Color Tints and Shades Generator
FreeGenerate a complete tint and shade scale from any color. Get a 10-step scale from near-white to near-black. Free, browser-based.
What's next
Settings guide
Standard 10-step scale mapping:
| Step | Lightness (approx) | Use case |
|---|---|---|
| 50 | 97% | Page backgrounds, subtle tints |
| 100 | 94% | Card backgrounds, hover surfaces |
| 200 | 86% | Borders, dividers |
| 300 | 73% | Disabled states, placeholders |
| 400 | 61% | Secondary icons, muted text |
| 500 | 50% | Base color — most vivid |
| 600 | 42% | Hover states for buttons |
| 700 | 35% | Active/pressed states |
| 800 | 28% | Dark text on light backgrounds |
| 900 | 21% | Headings, high-contrast text |
| 950 | 14% | Near-black — dark theme bases |
When to adjust saturation alongside lightness:
- ·Very light tints (L:90%+) often look muddy if S stays high — drop S slightly
- ·Very dark shades (L:15%–) can look muddy — keep S higher to maintain color identity
- ·Tailwind's scales adjust saturation at the extremes for this reason
Format comparison
HSL lightness steps vs perceptual uniformity: Equal HSL lightness steps are not perceptually equal — the human eye perceives lightness non-linearly and differently across hues. A yellow at L:50% appears much lighter than a blue at L:50%. For design systems where perceptual uniformity matters, OKLCH provides more consistent-looking steps. For most practical work, HSL-based scales are sufficient.
10-step vs custom step count: 10 steps gives you enough granularity to cover all practical use cases (backgrounds, borders, hover, active, text). More steps increase precision but complicate the design system. Fewer steps force you to reuse the same shade for multiple semantic meanings, creating visual confusion.

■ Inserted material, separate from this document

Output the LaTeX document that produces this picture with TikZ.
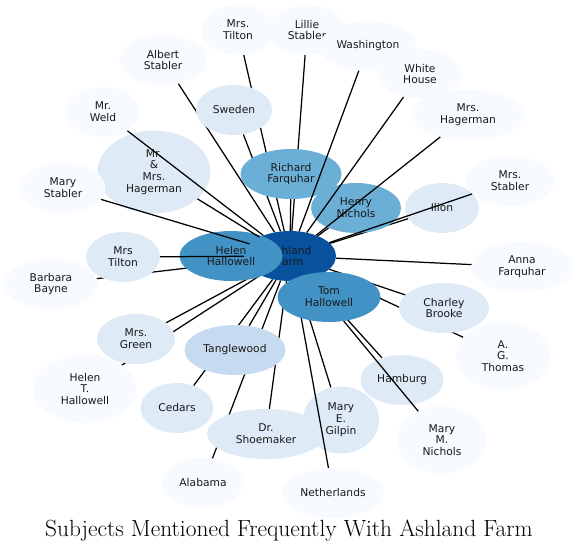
\documentclass[tikz,border=0pt]{standalone}
\usepackage{fontspec}
\usepackage{xcolor}
\usepackage{tikz}
\usetikzlibrary{shapes.geometric}
\newfontfamily\labelfont{DejaVu Sans}
\definecolor{blue0}{HTML}{F7FBFF}
\definecolor{blue1}{HTML}{DEEBF7}
\definecolor{blue2}{HTML}{C6DBEF}
\definecolor{blue3}{HTML}{6BAED6}
\definecolor{blue4}{HTML}{4292C6}
\definecolor{blue5}{HTML}{08519C}
\pgfdeclarelayer{edgesbelow}
\pgfdeclarelayer{edgesabove}
\pgfdeclarelayer{ontop}
\pgfsetlayers{edgesbelow,main,edgesabove,ontop}

\begin{document}
\begin{tikzpicture}[
  x=1pt, y=-1pt,
  subj/.style={ellipse, inner sep=0pt, align=center, minimum width=#1, minimum height=50pt,
    font=\labelfont\fontsize{10.7}{11.8}\selectfont, text=black!90},
  tall/.style={minimum height=67pt},
  link/.style={line width=1.25pt, black}
]
\useasboundingbox (0,0) rectangle (578,554);

% top fan
\node[subj=73pt, fill=blue0] (tiltontop) at (238,30) {Mrs.\\Tilton};
\node[subj=76pt, fill=blue0] (lillie) at (307,30) {Lillie\\Stabler};
\node[subj=97pt, fill=blue0] (washington) at (368,46) {Washington};
\node[subj=82pt, fill=blue0] (whitehouse) at (420,74) {White\\House};
\node[subj=112pt, fill=blue0] (mrshagerman) at (468,115) {Mrs.\\Hagerman};
\node[subj=88pt, fill=blue0] (albert) at (163,60) {Albert\\Stabler};
\node[subj=73pt, fill=blue0] (weld) at (103,112) {Mr.\\Weld};
\node[subj=76pt, fill=blue1] (sweden) at (234,110) {Sweden};
\node[subj=113pt, fill=blue1, minimum height=83pt] (hagermans) at (154,172) {Mr.\\\&\\Mrs.\\Hagerman};
\node[subj=85pt, fill=blue0] (marystabler) at (63,188) {Mary\\Stabler};
\node[subj=101pt, fill=blue3] (richard) at (291,174) {Richard\\Farquhar};
\node[subj=90pt, fill=blue3] (henry) at (356,208) {Henry\\Nichols};
\node[subj=74pt, fill=blue1] (ilion) at (442,208) {Ilion};
\node[subj=88pt, fill=blue0] (mrsstabler) at (510,181) {Mrs.\\Stabler};

% centre row
\node[subj=92pt, fill=blue5] (ashland) at (290,256) {Ashland\\Farm};
\node[subj=103pt, fill=blue4] (helen) at (231,256) {Helen\\Hallowell};
\node[subj=74pt, fill=blue1] (tiltonleft) at (123,257) {Mrs\\Tilton};
\node[subj=93pt, fill=blue0] (barbara) at (51,284) {Barbara\\Bayne};
\node[subj=101pt, fill=blue0] (anna) at (522,267) {Anna\\Farquhar};
\begin{pgfonlayer}{ontop}
\node[subj=103pt, fill=blue4] (tom) at (329,297) {Tom\\Hallowell};
\end{pgfonlayer}

% bottom fan
\node[subj=90pt, fill=blue1] (charley) at (444,308) {Charley\\Brooke};
\node[subj=95pt, fill=blue0, tall] (agthomas) at (503,356) {A.\\G.\\Thomas};
\node[subj=78pt, fill=blue1] (green) at (136,339) {Mrs.\\Green};
\node[subj=101pt, fill=blue2] (tanglewood) at (235,350) {Tanglewood};
\node[subj=103pt, fill=blue0, minimum height=68pt] (helent) at (85,389) {Helen\\T.\\Hallowell};
\node[subj=83pt, fill=blue1] (hamburg) at (402,380) {Hamburg};
\node[subj=73pt, fill=blue1] (cedars) at (177,408) {Cedars};
\node[subj=118pt, fill=blue1] (shoemaker) at (266,434) {Dr.\\Shoemaker};
\node[subj=76pt, fill=blue1, tall] (gilpin) at (341,420) {Mary\\E.\\Gilpin};
\node[subj=90pt, fill=blue0, tall] (marymnichols) at (442,440) {Mary\\M.\\Nichols};
\node[subj=81pt, fill=blue0] (alabama) at (203,483) {Alabama};
\node[subj=102pt, fill=blue0] (netherlands) at (333,493) {Netherlands};

\node[font=\fontsize{23.4}{28}\selectfont] (title) at (289,531) {Subjects Mentioned Frequently With Ashland Farm};

% links hidden under the nodes
\begin{pgfonlayer}{edgesbelow}
\draw[link] (ashland) -- (tiltontop);
\draw[link] (ashland) -- (lillie);
\draw[link] (ashland) -- (albert);
\draw[link] (ashland) -- (sweden);
\draw[link] (ashland) -- (richard);
\draw[link] (ashland) -- (henry);
\draw[link] (ashland) -- (ilion);
\draw[link] (ashland) -- (anna);
\draw[link] (ashland) -- (charley);
\draw[link] (ashland) -- (agthomas);
\draw[link] (ashland) -- (hamburg);
\draw[link] (ashland) -- (gilpin);
\draw[link] (ashland) -- (shoemaker);
\draw[link] (ashland) -- (alabama);
\draw[link] (ashland) -- (cedars);
\draw[link] (ashland) -- (tanglewood);
\draw[link] (ashland) -- (green);
\draw[link] (ashland) -- (helent);
\draw[link] (ashland) -- (barbara);
\draw[link] (ashland) -- (helen);
\draw[link] (ashland) -- (tom);
\end{pgfonlayer}

% links crossing over the nodes
\begin{pgfonlayer}{edgesabove}
\draw[link] (ashland) -- (washington);
\draw[link] (ashland) -- (whitehouse);
\draw[link] (ashland) -- (mrshagerman);
\draw[link] (ashland) -- (mrsstabler);
\draw[link] (ashland) -- (weld);
\draw[link] (ashland) -- (hagermans);
\draw[link] (ashland) -- (marystabler);
\draw[link] (ashland) -- (tiltonleft);
\draw[link] (ashland) -- (netherlands);
\draw[link] (ashland) -- (marymnichols);
\end{pgfonlayer}
\end{tikzpicture}
\end{document}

Tint/shade vs monochromatic palette: A tint/shade scale is one input to a design system. A monochromatic palette is a design choice to use only one hue throughout the interface, relying on this scale for all variety. Not all design systems are monochromatic — many use 2–3 hues with scales for each.
How it works
Enter base color
Input your brand or primary color in any format.
Choose steps
Select the number of steps (default 10) and lightness distribution.
Export
Copy the full scale as HEX codes, CSS custom properties, or a Tailwind config object.
About this format
A tint is a color mixed with white — it moves the color toward lighter pastel territory. A shade is a color mixed with black — it moves the color toward deeper, darker territory. Together, a systematic tint/shade scale gives you the full lightness range of any base color: from the palest tint usable as a background to the deepest shade usable as dark text on a light surface.
This is the foundation of every modern design system's color scale. Tailwind CSS generates a 10-step scale (50, 100, 200, 300, 400, 500, 600, 700, 800, 900, 950) for each of its named colors. Material Design generates a similar scale. The reason: a single hex value is not enough to build an interface — you need lighter variants for hover states, subtle backgrounds, and borders, and darker variants for pressed states, text, and depth.
In HSL, generating a tint/shade scale is straightforward: keep the hue and saturation constant, step the lightness from near-100% (tint) to near-0% (shade) in equal increments. The result is a perceptually consistent scale where adjacent steps look related and steps at opposite ends still share the same color identity.